SET EXERCISE ->
The lines from the top of the material below through the line containing "import * as" are to be printed exactly, with pictures omitted.

DATASET SECTION ->
================================

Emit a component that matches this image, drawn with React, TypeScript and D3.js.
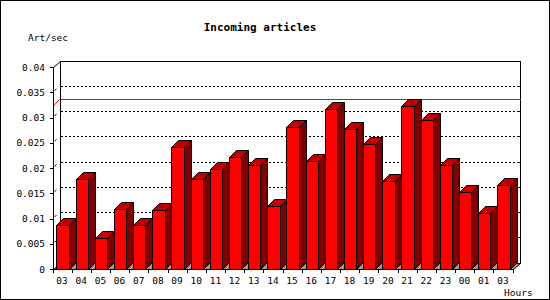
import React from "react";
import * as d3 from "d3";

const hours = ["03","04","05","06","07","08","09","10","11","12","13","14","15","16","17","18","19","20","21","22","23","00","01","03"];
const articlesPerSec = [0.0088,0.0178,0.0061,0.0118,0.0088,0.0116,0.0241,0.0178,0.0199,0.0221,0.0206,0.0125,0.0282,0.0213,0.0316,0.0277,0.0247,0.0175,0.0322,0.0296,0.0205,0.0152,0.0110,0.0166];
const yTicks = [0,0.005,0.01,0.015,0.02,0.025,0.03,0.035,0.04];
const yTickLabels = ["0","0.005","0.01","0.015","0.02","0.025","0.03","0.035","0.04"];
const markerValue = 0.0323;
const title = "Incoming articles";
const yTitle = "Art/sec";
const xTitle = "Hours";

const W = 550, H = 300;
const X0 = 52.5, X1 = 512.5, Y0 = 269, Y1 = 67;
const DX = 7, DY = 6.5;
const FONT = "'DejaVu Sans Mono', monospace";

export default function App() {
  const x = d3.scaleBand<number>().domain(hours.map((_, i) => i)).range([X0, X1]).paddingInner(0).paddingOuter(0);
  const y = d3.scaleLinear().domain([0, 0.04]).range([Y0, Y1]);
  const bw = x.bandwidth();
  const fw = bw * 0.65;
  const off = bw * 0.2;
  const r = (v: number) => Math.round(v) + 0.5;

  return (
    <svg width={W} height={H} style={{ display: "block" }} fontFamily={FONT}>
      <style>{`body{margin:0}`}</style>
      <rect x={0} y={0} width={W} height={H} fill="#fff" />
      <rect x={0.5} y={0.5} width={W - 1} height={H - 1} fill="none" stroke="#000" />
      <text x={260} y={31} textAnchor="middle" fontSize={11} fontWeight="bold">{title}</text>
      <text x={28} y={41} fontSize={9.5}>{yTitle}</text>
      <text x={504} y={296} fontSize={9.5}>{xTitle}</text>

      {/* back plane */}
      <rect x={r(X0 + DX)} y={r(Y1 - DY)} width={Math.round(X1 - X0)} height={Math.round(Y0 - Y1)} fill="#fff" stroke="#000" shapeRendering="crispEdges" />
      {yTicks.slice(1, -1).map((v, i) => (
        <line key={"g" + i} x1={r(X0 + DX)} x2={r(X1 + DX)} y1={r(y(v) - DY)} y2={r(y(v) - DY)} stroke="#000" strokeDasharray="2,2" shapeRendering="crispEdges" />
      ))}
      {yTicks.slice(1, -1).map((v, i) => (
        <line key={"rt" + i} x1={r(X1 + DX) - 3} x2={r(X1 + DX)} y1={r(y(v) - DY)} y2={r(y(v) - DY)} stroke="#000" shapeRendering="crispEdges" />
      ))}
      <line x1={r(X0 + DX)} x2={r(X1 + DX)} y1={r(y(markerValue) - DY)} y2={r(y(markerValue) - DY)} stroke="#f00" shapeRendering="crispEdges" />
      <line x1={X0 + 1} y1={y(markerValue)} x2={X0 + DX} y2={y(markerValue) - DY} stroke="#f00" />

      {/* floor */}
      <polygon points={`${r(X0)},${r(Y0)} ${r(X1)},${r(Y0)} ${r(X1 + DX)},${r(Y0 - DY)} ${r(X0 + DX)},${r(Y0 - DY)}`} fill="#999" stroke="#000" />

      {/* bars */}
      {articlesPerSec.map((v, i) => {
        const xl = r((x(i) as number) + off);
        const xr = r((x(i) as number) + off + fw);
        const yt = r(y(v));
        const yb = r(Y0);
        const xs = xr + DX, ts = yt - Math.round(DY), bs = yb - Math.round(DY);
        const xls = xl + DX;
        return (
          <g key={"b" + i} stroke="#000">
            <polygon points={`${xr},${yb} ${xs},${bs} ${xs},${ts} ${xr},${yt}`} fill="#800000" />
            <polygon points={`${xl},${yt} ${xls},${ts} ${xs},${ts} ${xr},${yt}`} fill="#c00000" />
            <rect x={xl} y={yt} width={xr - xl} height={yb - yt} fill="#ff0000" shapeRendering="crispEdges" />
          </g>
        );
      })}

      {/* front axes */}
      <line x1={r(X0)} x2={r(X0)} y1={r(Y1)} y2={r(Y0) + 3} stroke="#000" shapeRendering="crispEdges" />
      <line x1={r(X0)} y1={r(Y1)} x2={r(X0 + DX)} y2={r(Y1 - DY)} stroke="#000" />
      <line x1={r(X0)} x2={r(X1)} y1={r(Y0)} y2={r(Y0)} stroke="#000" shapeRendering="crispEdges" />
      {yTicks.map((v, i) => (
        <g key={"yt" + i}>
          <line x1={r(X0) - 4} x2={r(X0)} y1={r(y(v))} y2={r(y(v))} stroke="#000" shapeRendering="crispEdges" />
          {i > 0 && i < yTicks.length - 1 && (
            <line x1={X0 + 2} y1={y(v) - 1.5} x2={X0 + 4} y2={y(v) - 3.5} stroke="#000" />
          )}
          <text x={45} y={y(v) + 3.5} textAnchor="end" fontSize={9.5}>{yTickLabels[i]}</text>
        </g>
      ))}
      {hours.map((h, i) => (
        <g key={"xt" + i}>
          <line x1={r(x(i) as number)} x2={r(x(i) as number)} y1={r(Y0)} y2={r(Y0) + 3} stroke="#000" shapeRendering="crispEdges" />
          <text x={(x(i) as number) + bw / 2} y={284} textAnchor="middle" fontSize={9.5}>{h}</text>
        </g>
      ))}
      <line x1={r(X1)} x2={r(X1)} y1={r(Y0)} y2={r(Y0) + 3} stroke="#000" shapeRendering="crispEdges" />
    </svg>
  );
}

================================

TASK RESULT ->
Emit a component that matches this image, drawn with React, TypeScript and D3.js.
import React from "react";
import * as d3 from "d3";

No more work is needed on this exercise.